Not only did I allow them to write for self-revelation, but they took their inspiration from those poets who provided them with "nourishment for [their] inner spirit."And that made all of the difference.

Tuesday, January 6, 2015

Aching to write

"Wait until you are hungry to say something, until there is an aching in you to speak."

I have a secret, a tremendous secret. For the last thirty years I have been researching my family history, and I have a book I want to publish. It's not the shadow of a book, or the idea of a book, or the talk of a book - I have a real life honest-to-God book about my great-grandmother that I desperately want to publish. But I know in my heart that it's not finished. And so I keep putting off what I need to do transform this book from the giant binder stuffed in my desk into real book, one with a spine and pagination and amazing cover art that whispers READ ME when people pass it in Barnes and Noble.

I ache to tell her story. I tell it out loud to everyone I meet, but I want so much more. If novels were created via hypnotic word-weaving in thin air, publishers would be fighting over my creation, my book would fly off the shelves, movie producers would be clamoring for the rights to her tale. I'm not lacking research or ideas or a heartbreaking ending. I have a fabulous, wonderful, amazing story of the triumph of the human spirit, and I can't finish it.

The reason? I have to write about myself.

While I have fictionalized my great-grandmother's story, there's definitely something missing - the entire back story of how I got here. The story of my eleven-year-old self watching my Little Grandma's mile-long funeral procession and realizing there were dozens of relatives I had never met. The endless hours spent with my great-aunts, my grandmother, and my cousin Loretta, painstakingly creating genealogy charts for long dead family members. The breakthrough that sent me, a new mom, packing for a trip I couldn't afford to Boston. Flying across the Atlantic for the first time to Italy, to the tiny mountain town where my great-grandmother had grown up, using the language of my hand gestures and a pocket dictionary to speak to the city officials there. A surprise family member that necessitated another trip to Boston. So many documents, pictures, genealogy charts, and letters. Dozens and dozens of letters in their original envelopes, yellowed with age, letters that launched me on this quest in the first place.

But why is this so difficult? I'm blogging, aren't I? Writing about my most cherished secret? Yet it is so hard for me to construct these stories, some of which stretch back decades, to recreate them in my mind and put words to page. I'm also stymied by the living  - those aunts and uncles and cousins that may take umbrage with my memories, or be offended in some way, or who may repudiate my version of events entirely.
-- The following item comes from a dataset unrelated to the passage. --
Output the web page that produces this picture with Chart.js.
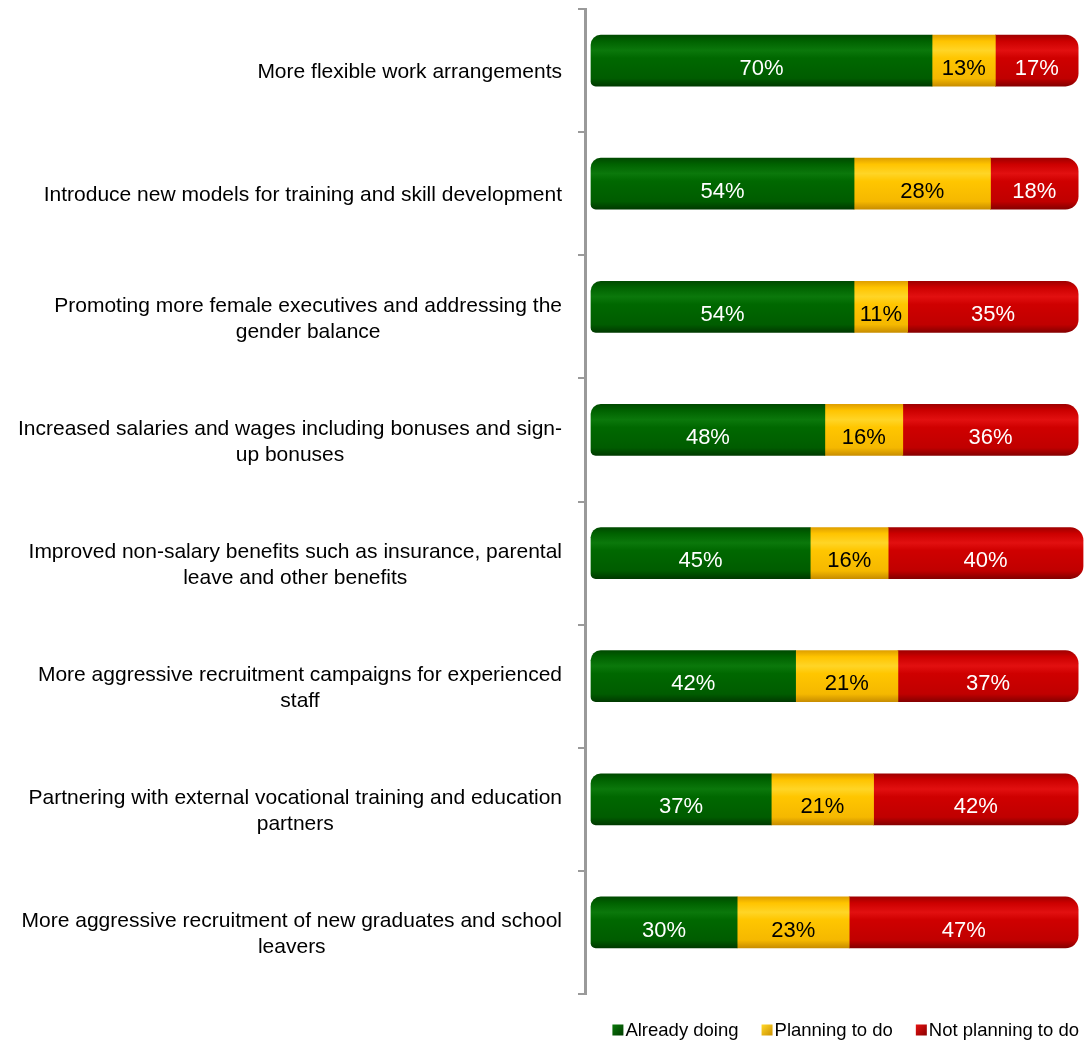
<!DOCTYPE html>
<html lang="en">

<head>
  <meta charset="UTF-8">
  <meta name="viewport" content="width=device-width, initial-scale=1.0">
  <title>Workforce measures</title>
  <script src="https://cdn.jsdelivr.net/npm/chart.js@4.4.0/dist/chart.umd.min.js"></script>
  <style>
    html, body { margin: 0; padding: 0; background: #fff; }
    #wrap { width: 1085px; height: 1041px; }
  </style>
</head>

<body>
  <div id="wrap"><canvas id="measureChart"></canvas></div>
  <script>
    const categories = [
      ['More flexible work arrangements'],
      ['Introduce new models for training and skill development'],
      ['Promoting more female executives and addressing the', 'gender balance'],
      ['Increased salaries and wages including bonuses and sign-', 'up bonuses'],
      ['Improved non-salary benefits such as insurance, parental', 'leave and other benefits'],
      ['More aggressive recruitment campaigns for experienced', 'staff'],
      ['Partnering with external vocational training and education', 'partners'],
      ['More aggressive recruitment of new graduates and school', 'leavers']
    ];
    const seriesNames = ['Already doing', 'Planning to do', 'Not planning to do'];
    const alreadyDoing = [70, 54, 54, 48, 45, 42, 37, 30];
    const planningToDo = [13, 28, 11, 16, 16, 21, 21, 23];
    const notPlanning = [17, 18, 35, 36, 40, 37, 42, 47];

    const FAMILY = '"Liberation Sans", Arial, sans-serif';
    const CAT_FONT = '21px ' + FAMILY;
    const VALUE_FONT = '22px ' + FAMILY;
    const LEGEND_FONT = '18.5px ' + FAMILY;
    const BAR_H = 51;

    // cylinder-like shading: dark rim, light band near the top, dark bottom
    const tones = {
      green: { flat: '#006600', text: '#fff', stops: ['#004a00', '#006200', '#0b780b', '#006800', '#005c00', '#003a00'] },
      yellow: { flat: '#ffc000', text: '#000', stops: ['#e0a000', '#ffc400', '#ffd526', '#ffc600', '#f5b800', '#c98e00'] },
      red: { flat: '#cc0000', text: '#fff', stops: ['#a00000', '#cc0000', '#e21010', '#cf0000', '#c00000', '#860000'] }
    };

    function shade(tone) {
      return (c) => {
        const chart = c.chart;
        if (c.type !== 'data' || !chart.chartArea) return tone.flat;
        const y = chart.scales.y.getPixelForValue(c.dataIndex);
        const g = chart.ctx.createLinearGradient(0, y - BAR_H / 2, 0, y + BAR_H / 2);
        const pos = [0, 0.12, 0.3, 0.45, 0.85, 1];
        pos.forEach((p, i) => g.addColorStop(p, tone.stops[i]));
        return g;
      };
    }

    // bars sit a little above the middle of their row
    const liftBars = {
      id: 'liftBars',
      beforeDatasetsDraw(chart) { chart.ctx.save(); chart.ctx.translate(0, -10); },
      afterDatasetsDraw(chart) { chart.ctx.restore(); }
    };

    // percentage text inside each segment
    const segmentLabels = {
      id: 'segmentLabels',
      afterDatasetsDraw(chart) {
        const ctx = chart.ctx;
        ctx.save();
        ctx.font = VALUE_FONT;
        ctx.textAlign = 'center';
        ctx.textBaseline = 'middle';
        chart.data.datasets.forEach((ds, di) => {
          chart.getDatasetMeta(di).data.forEach((bar, i) => {
            ctx.fillStyle = ds.textColor;
            ctx.fillText(ds.data[i] + '%', (bar.x + bar.base) / 2, bar.y - 2);
          });
        });
        ctx.restore();
      }
    };

    // category text: right aligned block, lines centred inside it
    const categoryLabels = {
      id: 'categoryLabels',
      afterDraw(chart) {
        const ctx = chart.ctx;
        const yScale = chart.scales.y;
        const right = chart.chartArea.left - 23;
        const lineH = 26;
        ctx.save();
        ctx.font = CAT_FONT;
        ctx.fillStyle = '#000';
        ctx.textAlign = 'center';
        ctx.textBaseline = 'middle';
        categories.forEach((lines, i) => {
          const widest = Math.max(...lines.map(t => ctx.measureText(t).width));
          const cx = right - widest / 2;
          const cy = yScale.getPixelForValue(i) + 2;
          lines.forEach((t, k) => {
            ctx.fillText(t, cx, cy + (k - (lines.length - 1) / 2) * lineH);
          });
        });
        ctx.restore();
      }
    };

    // legend row at the bottom right
    const legendRow = {
      id: 'legendRow',
      afterDraw(chart) {
        const ctx = chart.ctx;
        const box = 11, gapText = 2, gapItem = 23;
        const cy = 1031;
        ctx.save();
        ctx.font = LEGEND_FONT;
        ctx.textBaseline = 'middle';
        const items = chart.data.datasets.map(ds => ({ ds, w: box + gapText + ctx.measureText(ds.label).width }));
        const total = items.reduce((s, it) => s + it.w, 0) + gapItem * (items.length - 1);
        let x = chart.width - 6 - total;
        items.forEach(({ ds, w }) => {
          const g = ctx.createLinearGradient(x, cy - box / 2, x + box, cy + box / 2);
          g.addColorStop(0, ds.tone.stops[2]);
          g.addColorStop(1, ds.tone.stops[5]);
          ctx.fillStyle = g;
          ctx.fillRect(x, cy - box / 2 - 1, box, box);
          ctx.fillStyle = '#000';
          ctx.textAlign = 'left';
          ctx.fillText(ds.label, x + box + gapText, cy);
          x += w + gapItem;
        });
        ctx.restore();
      }
    };

    const sets = [
      { label: seriesNames[0], data: alreadyDoing, tone: tones.green, radius: { topLeft: 10, bottomLeft: 5 } },
      { label: seriesNames[1], data: planningToDo, tone: tones.yellow, radius: 0 },
      { label: seriesNames[2], data: notPlanning, tone: tones.red, radius: { topRight: 13, bottomRight: 13 } }
    ];

    new Chart(document.getElementById('measureChart'), {
      type: 'bar',
      data: {
        labels: categories.map(l => l.join(' ')),
        datasets: sets.map(s => ({
          label: s.label,
          data: s.data,
          tone: s.tone,
          textColor: s.tone.text,
          backgroundColor: shade(s.tone),
          borderWidth: 0,
          borderSkipped: false,
          borderRadius: s.radius,
          barThickness: BAR_H
        }))
      },
      options: {
        indexAxis: 'y',
        responsive: true,
        maintainAspectRatio: false,
        animation: false,
        layout: { padding: { left: 578, top: 9, right: 0, bottom: 47 } },
        scales: {
          x: {
            stacked: true,
            display: false,
            min: -1.23,
            max: 101.4
          },
          y: {
            stacked: true,
            ticks: { display: false },
            grid: {
              offset: true,
              drawOnChartArea: false,
              tickLength: 7,
              color: '#9a9a9a',
              lineWidth: 2
            },
            border: { color: '#9a9a9a', width: 3 }
          }
        },
        plugins: {
          legend: { display: false },
          tooltip: { enabled: false }
        }
      },
      plugins: [liftBars, segmentLabels, categoryLabels, legendRow]
    });
  </script>
</body>

</html>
There's also the matter of revisiting my former self, warts and all, at particularly emotional or embarrassing parts of my life. I've spent many years trying to free myself from the stranglehold of my past, and yet I cannot do that and simultaneously tell the story of my Little Grandma's past - they are inextricably intertwined.

I must find a way to reconcile this fear, for I find that as 2015 dawns, I am once again aching to write.